I’m just here for the mehrathon
Mine still haven’t shipped?
@ulcards99
Estimated Delivery
Monday, April 15th - Friday, April 19th
@ulcards99 Including this one, I now have FOUR items that have a tracking status of “On Its Way to USPS”. I’m beginning to think that isn’t the case.
Got mine, they are 100% POLYESTOR, whatever that is.
Are you guys planning on shipping my order? WTH? You guys need to get past the processing stage.
Anybody else’s order get cancelled on the emoji pillows???
@tnhillbillygal Nope. Want mine? I have no idea why I bought them. They are supposedly in Pennsylvania.
@sammydog01 lol, I was just picking one up because my nephew constantly spams texts with the joy one. I was very confused why mine was cancelled. The email telling me it was cancelled didn’t give a reason and its been removed from my order page.
@tnhillbillygal The joy one was the first to sell out. I’m guessing that they just oversold a number of them and had to cancel those orders.
@Barney
/giphy no joy for me
@tnhillbillygal
/giphy there’s no crying in baseball
@Barney
/giphy accepted failure
@tnhillbillygal No, no, no! That’s my life!
@Barney @tnhillbillygal That explains it- mine were unamused and poo. You should have ordered poo like the rest of us.
@sammydog01 @tnhillbillygal Yeah, what makes you think you are so special that you can have joy?
@Barney @sammydog01 I can’t have it naturally so I thought I would buy it for $4. I was wrong.
@sammydog01 @tnhillbillygal
¯\_(ツ)_/¯
@Barney @sammydog01
/giphy poop happens
But apparently, joy does not…
@Barney @tnhillbillygal My poo came today. It’s nice and fluffy. I’ll probably leave it in the car for road trips.
@Barney @sammydog01 Just as an update, they emailed a coupon to apologize for the inventory issue. All is well
@sammydog01 @tnhillbillygal Hey, I hate to tell you this, but poo pillows are the bestest.
@Barney @sammydog01 But, but, they’re not purple!!! Of course, Joy wasn’t either but still!
@sammydog01 @tnhillbillygal Does everyone think that I live in a purple house with everything in it purple?
@Barney @sammydog01
/giphy absolutely
@sammydog01 @tnhillbillygal
You may be right,
I may be crazy.
@Barney @tnhillbillygal But it just might be a lunatic you’re looking for.
@sammydog01 Hahaha. You got it!
My joy was just cancelled. As with hope and dreams… oh PHOOEY!
Are they going too tell us WHY they canceled these orders? First, they tell me I am not a member, now they cancel my order…why am I paying a $5 membership again?
@laurelnev I had emailed customer service and it was an inventory issue.
/image meh
@laurelnev The plus side of being a member and not a VMP is that you can ditch it and rejoin next time you buy something.

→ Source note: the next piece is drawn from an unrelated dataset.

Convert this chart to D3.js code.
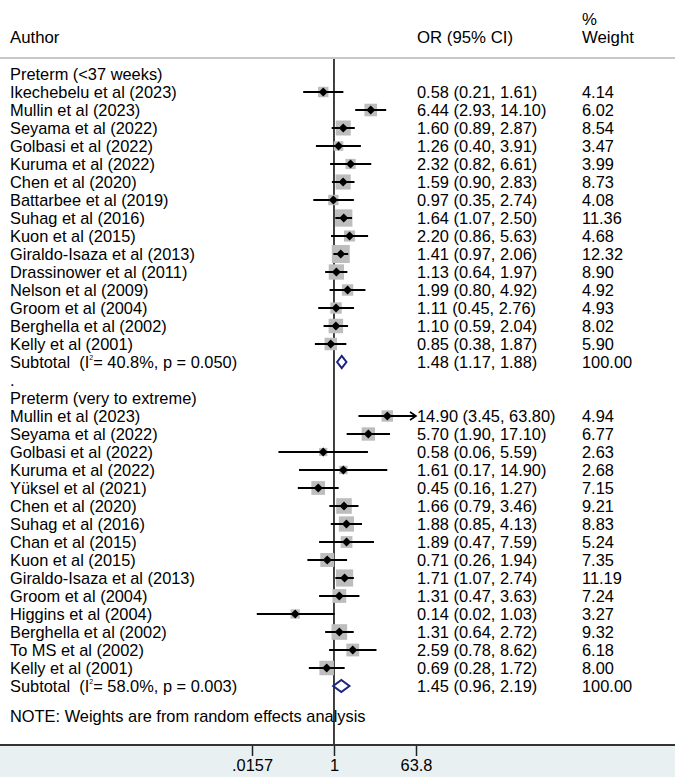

@sammydog01 Thanks. Might have to exercise that option.
@tnhillbillygal Thanks. I e-mailed CS too…they told me about the explanatory email and compensory coupon I should have received 1st, but just received. Still kind of bogus, especially seeing others got them, and my order was placed ONE MINUTE after they went on sale, so they did NOT do 1st come 1st served OR give preference to members. They also charged the card…which is a no-no until something ships, and actually something one could sue for. Does NOT leave a good taste in my mouth at any rate, and it was handled really poorly all around. But I’ve also discopvered that there is really NO BENEFIT to Meh anymore, as it’s ALL on Morningsave anyway, and often a buck cheaper there. And in fact, these pillows were being sold on Morningsave AFTER they were sold here, so they gave the stuff they sold MEH loyalists to others. Maybe time to quit Meh…
Sent poo pillows to my two grown children. My 4 year old grand daughter called me to thank her for sending her a chocolate chip pillow. Yikes. Hope she isn’t eating poo.
I think I’m constipated. My poo is stuck.
I ordered two poo pillows for the kids, and the last tracking update I have is from April 10th
April 10, 2019, 4:30 pm
Departed Shipping Partner Facility, USPS Awaiting Item
GREENWOOD, IN 46143
Your item departed a shipping partner facility at 4:30 pm on April 10, 2019 in GREENWOOD, IN 46143. This does not indicate receipt by the USPS or the actual mailing date.
I know most people don’t GIVE a s**t, but I guess I don’t even GET one (or two).
@D_a_v_e All I can say is that I once had over a 2 week wait after my order reached IN. It did show up, but what a long wait. I really don’t like this new system Meh is using.
@Barney Looks like you called it, 13 days and finally an update. It’s probably best I didn’t have poo to put in the kids Easter baskets!
@D_a_v_e I’m glad that you got an update and that it’s not lost. Yet.